REQUIRED WORK – From the listing below, restate word for word the lines from the line containing "What React, TypeScript" down through the line containing "const yR = d3.scaleLinear().domain([70, 100]).range([B, T]);". Exclude pictures.

TASK INPUTS –
_ _ _ _

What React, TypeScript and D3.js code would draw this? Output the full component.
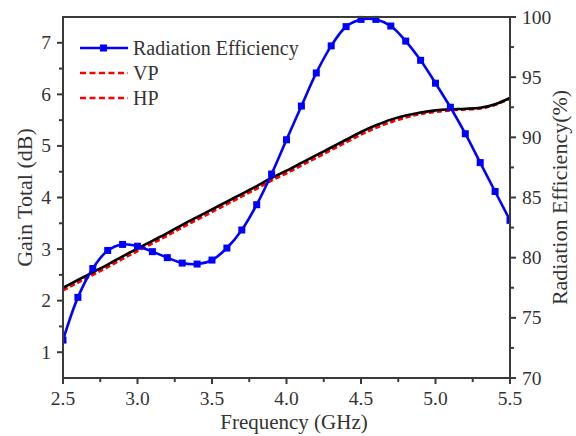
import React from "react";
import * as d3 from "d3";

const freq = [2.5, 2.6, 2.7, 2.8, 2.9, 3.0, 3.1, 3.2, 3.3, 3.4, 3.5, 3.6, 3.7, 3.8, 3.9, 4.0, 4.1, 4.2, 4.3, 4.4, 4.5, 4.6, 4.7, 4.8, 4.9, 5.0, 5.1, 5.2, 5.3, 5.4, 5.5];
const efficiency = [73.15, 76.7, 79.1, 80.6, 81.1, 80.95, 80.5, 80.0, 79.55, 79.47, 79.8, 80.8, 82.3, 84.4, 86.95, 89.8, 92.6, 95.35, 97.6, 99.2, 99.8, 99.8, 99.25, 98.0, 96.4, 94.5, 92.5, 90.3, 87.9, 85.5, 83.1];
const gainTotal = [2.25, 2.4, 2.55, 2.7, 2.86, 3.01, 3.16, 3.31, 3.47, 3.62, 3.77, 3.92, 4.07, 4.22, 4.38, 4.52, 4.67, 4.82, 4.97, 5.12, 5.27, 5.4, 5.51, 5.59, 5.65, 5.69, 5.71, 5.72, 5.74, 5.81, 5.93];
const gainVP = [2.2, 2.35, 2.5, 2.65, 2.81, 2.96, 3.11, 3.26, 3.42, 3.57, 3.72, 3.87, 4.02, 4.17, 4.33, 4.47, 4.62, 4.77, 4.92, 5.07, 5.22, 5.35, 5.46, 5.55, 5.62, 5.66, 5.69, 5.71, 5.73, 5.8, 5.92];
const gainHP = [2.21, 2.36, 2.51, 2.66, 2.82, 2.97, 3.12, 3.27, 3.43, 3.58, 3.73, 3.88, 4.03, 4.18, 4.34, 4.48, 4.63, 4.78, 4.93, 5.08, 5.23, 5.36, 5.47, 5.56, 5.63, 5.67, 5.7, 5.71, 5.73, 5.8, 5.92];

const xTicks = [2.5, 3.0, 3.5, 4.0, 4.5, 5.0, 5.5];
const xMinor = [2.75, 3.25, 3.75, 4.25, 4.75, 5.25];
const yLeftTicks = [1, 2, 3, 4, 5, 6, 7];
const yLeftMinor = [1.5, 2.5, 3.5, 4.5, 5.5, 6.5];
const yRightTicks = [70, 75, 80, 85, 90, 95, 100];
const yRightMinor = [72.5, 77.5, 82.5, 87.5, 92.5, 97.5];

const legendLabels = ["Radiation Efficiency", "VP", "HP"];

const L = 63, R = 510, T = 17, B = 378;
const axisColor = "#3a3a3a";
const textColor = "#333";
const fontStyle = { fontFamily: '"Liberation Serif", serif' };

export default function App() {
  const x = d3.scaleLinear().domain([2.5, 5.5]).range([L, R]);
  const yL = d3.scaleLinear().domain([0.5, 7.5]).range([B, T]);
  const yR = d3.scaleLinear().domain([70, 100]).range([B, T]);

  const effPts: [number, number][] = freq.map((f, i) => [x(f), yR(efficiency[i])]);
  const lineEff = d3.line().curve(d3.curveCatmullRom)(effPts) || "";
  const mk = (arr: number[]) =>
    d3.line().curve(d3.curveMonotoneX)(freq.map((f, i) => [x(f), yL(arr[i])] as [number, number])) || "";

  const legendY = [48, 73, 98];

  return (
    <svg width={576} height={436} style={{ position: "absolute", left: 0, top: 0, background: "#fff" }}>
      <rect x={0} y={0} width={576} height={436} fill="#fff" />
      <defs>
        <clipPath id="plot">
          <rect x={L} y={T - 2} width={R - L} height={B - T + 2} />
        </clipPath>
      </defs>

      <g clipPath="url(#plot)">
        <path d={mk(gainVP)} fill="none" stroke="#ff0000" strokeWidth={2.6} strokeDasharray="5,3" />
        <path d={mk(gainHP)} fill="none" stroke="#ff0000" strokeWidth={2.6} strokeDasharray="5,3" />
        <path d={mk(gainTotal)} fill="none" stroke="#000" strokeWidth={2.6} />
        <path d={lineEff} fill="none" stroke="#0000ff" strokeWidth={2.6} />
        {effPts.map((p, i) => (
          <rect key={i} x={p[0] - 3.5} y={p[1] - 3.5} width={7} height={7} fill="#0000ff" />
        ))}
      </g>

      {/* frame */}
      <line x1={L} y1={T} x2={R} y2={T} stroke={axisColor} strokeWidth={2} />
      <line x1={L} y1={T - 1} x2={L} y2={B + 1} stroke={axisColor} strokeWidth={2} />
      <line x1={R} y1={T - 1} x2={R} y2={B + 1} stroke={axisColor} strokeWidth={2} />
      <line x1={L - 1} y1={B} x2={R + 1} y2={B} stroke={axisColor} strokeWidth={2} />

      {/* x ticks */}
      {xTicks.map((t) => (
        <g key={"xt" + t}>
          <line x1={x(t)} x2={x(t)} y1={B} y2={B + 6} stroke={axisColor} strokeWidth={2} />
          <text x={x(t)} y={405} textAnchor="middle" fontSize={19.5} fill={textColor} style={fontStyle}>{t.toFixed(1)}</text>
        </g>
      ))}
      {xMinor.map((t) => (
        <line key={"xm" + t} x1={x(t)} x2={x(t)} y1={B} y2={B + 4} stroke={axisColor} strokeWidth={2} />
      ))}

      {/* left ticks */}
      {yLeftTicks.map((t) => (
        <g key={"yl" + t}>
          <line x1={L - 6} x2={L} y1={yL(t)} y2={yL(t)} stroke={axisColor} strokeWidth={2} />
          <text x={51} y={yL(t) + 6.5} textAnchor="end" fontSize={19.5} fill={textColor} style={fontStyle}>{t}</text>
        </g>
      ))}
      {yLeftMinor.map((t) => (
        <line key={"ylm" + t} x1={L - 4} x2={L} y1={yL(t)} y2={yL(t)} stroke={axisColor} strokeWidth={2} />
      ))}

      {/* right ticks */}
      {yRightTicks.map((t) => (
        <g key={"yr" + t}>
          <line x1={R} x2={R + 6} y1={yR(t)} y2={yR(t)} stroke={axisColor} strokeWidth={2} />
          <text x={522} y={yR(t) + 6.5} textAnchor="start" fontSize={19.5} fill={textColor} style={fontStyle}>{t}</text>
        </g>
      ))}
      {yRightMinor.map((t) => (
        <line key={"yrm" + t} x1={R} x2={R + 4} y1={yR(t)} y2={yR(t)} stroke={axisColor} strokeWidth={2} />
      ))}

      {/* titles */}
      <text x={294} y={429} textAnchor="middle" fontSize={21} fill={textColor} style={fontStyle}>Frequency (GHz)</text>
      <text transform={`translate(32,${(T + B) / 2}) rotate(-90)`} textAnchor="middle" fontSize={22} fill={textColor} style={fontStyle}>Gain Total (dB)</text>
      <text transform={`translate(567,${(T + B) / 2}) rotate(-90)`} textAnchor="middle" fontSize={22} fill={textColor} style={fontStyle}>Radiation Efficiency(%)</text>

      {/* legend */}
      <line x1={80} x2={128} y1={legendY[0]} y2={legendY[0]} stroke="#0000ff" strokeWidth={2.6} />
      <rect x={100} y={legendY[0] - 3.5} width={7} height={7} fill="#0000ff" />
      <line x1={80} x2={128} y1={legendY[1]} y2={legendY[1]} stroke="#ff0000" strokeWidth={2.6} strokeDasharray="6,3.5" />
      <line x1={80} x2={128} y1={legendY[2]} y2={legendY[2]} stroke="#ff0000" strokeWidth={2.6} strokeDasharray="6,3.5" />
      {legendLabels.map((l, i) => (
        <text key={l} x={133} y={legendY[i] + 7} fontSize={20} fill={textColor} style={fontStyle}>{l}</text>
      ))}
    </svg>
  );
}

_ _ _ _

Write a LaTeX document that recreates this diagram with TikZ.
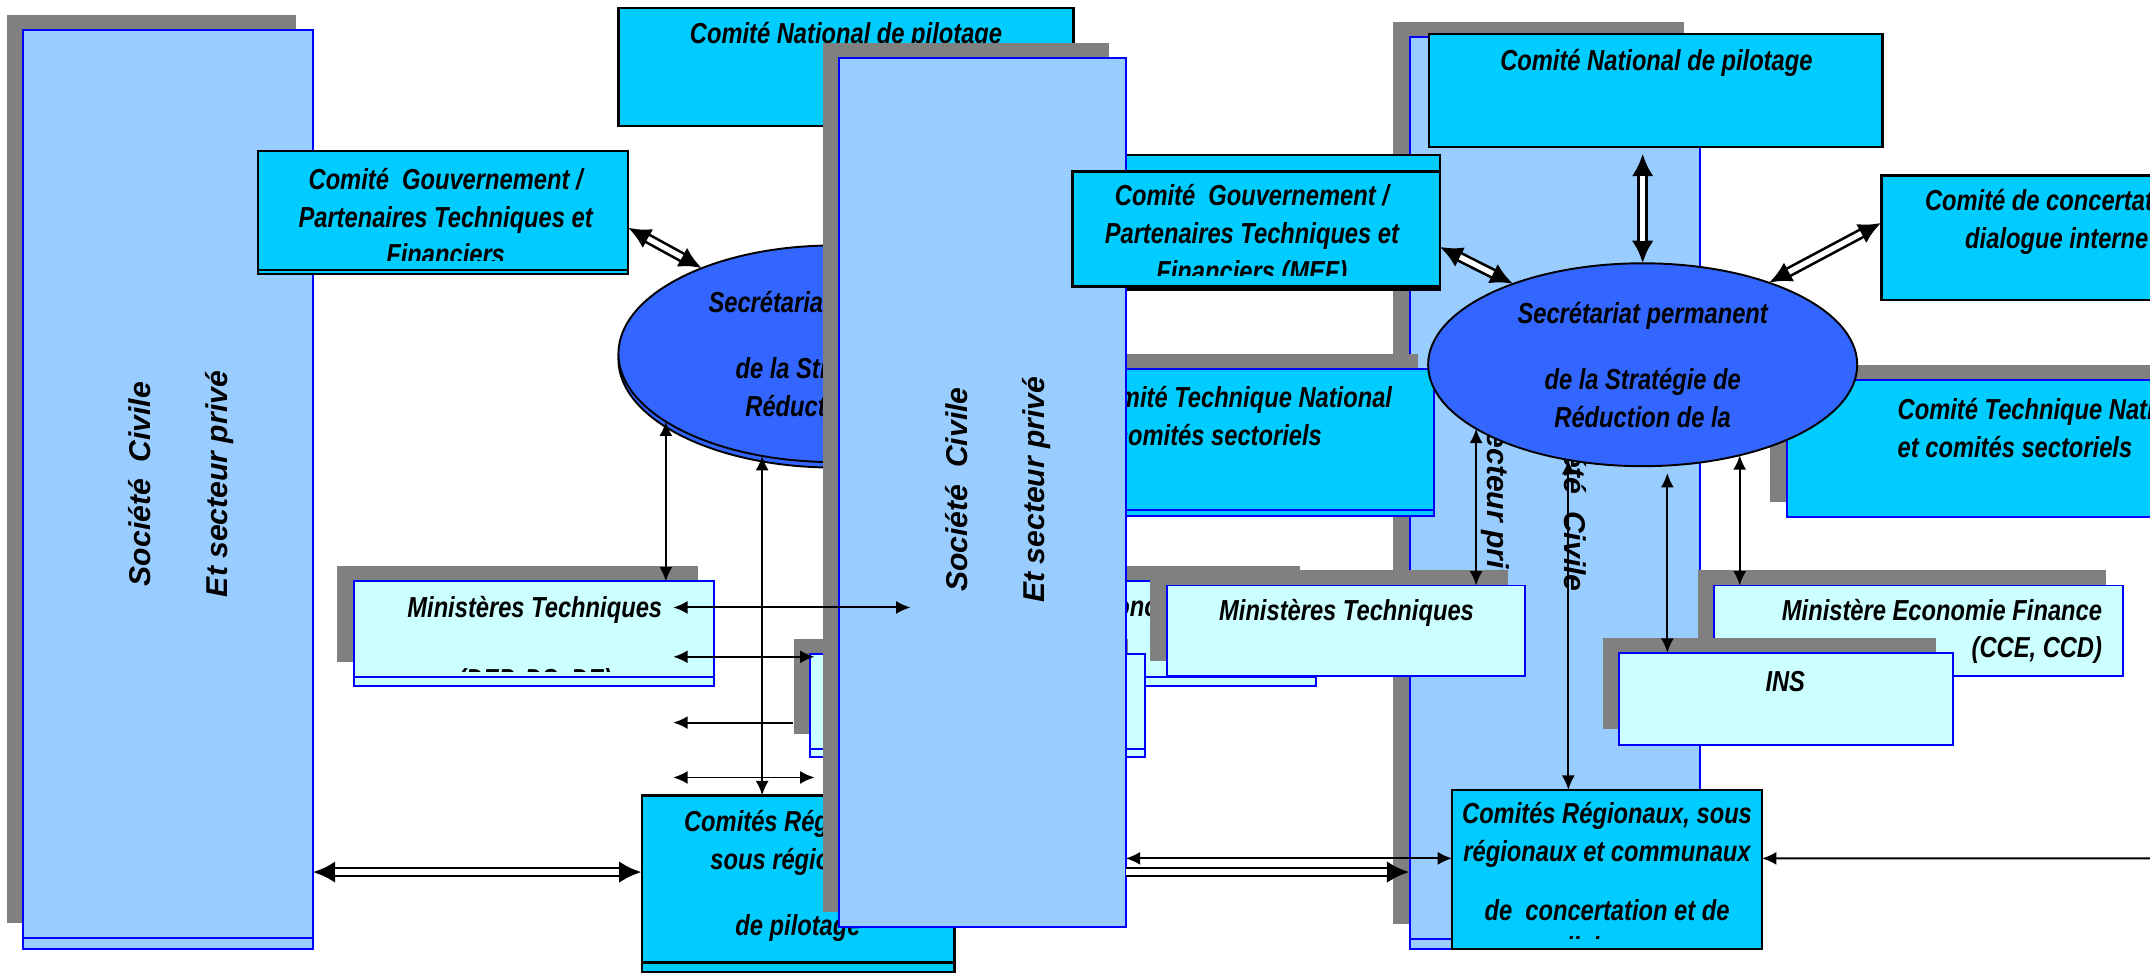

_ _ _ _

TASK ANSWER –
What React, TypeScript and D3.js code would draw this? Output the full component.
import React from "react";
import * as d3 from "d3";

const freq = [2.5, 2.6, 2.7, 2.8, 2.9, 3.0, 3.1, 3.2, 3.3, 3.4, 3.5, 3.6, 3.7, 3.8, 3.9, 4.0, 4.1, 4.2, 4.3, 4.4, 4.5, 4.6, 4.7, 4.8, 4.9, 5.0, 5.1, 5.2, 5.3, 5.4, 5.5];
const efficiency = [73.15, 76.7, 79.1, 80.6, 81.1, 80.95, 80.5, 80.0, 79.55, 79.47, 79.8, 80.8, 82.3, 84.4, 86.95, 89.8, 92.6, 95.35, 97.6, 99.2, 99.8, 99.8, 99.25, 98.0, 96.4, 94.5, 92.5, 90.3, 87.9, 85.5, 83.1];
const gainTotal = [2.25, 2.4, 2.55, 2.7, 2.86, 3.01, 3.16, 3.31, 3.47, 3.62, 3.77, 3.92, 4.07, 4.22, 4.38, 4.52, 4.67, 4.82, 4.97, 5.12, 5.27, 5.4, 5.51, 5.59, 5.65, 5.69, 5.71, 5.72, 5.74, 5.81, 5.93];
const gainVP = [2.2, 2.35, 2.5, 2.65, 2.81, 2.96, 3.11, 3.26, 3.42, 3.57, 3.72, 3.87, 4.02, 4.17, 4.33, 4.47, 4.62, 4.77, 4.92, 5.07, 5.22, 5.35, 5.46, 5.55, 5.62, 5.66, 5.69, 5.71, 5.73, 5.8, 5.92];
const gainHP = [2.21, 2.36, 2.51, 2.66, 2.82, 2.97, 3.12, 3.27, 3.43, 3.58, 3.73, 3.88, 4.03, 4.18, 4.34, 4.48, 4.63, 4.78, 4.93, 5.08, 5.23, 5.36, 5.47, 5.56, 5.63, 5.67, 5.7, 5.71, 5.73, 5.8, 5.92];

const xTicks = [2.5, 3.0, 3.5, 4.0, 4.5, 5.0, 5.5];
const xMinor = [2.75, 3.25, 3.75, 4.25, 4.75, 5.25];
const yLeftTicks = [1, 2, 3, 4, 5, 6, 7];
const yLeftMinor = [1.5, 2.5, 3.5, 4.5, 5.5, 6.5];
const yRightTicks = [70, 75, 80, 85, 90, 95, 100];
const yRightMinor = [72.5, 77.5, 82.5, 87.5, 92.5, 97.5];

const legendLabels = ["Radiation Efficiency", "VP", "HP"];

const L = 63, R = 510, T = 17, B = 378;
const axisColor = "#3a3a3a";
const textColor = "#333";
const fontStyle = { fontFamily: '"Liberation Serif", serif' };

export default function App() {
  const x = d3.scaleLinear().domain([2.5, 5.5]).range([L, R]);
  const yL = d3.scaleLinear().domain([0.5, 7.5]).range([B, T]);
  const yR = d3.scaleLinear().domain([70, 100]).range([B, T]);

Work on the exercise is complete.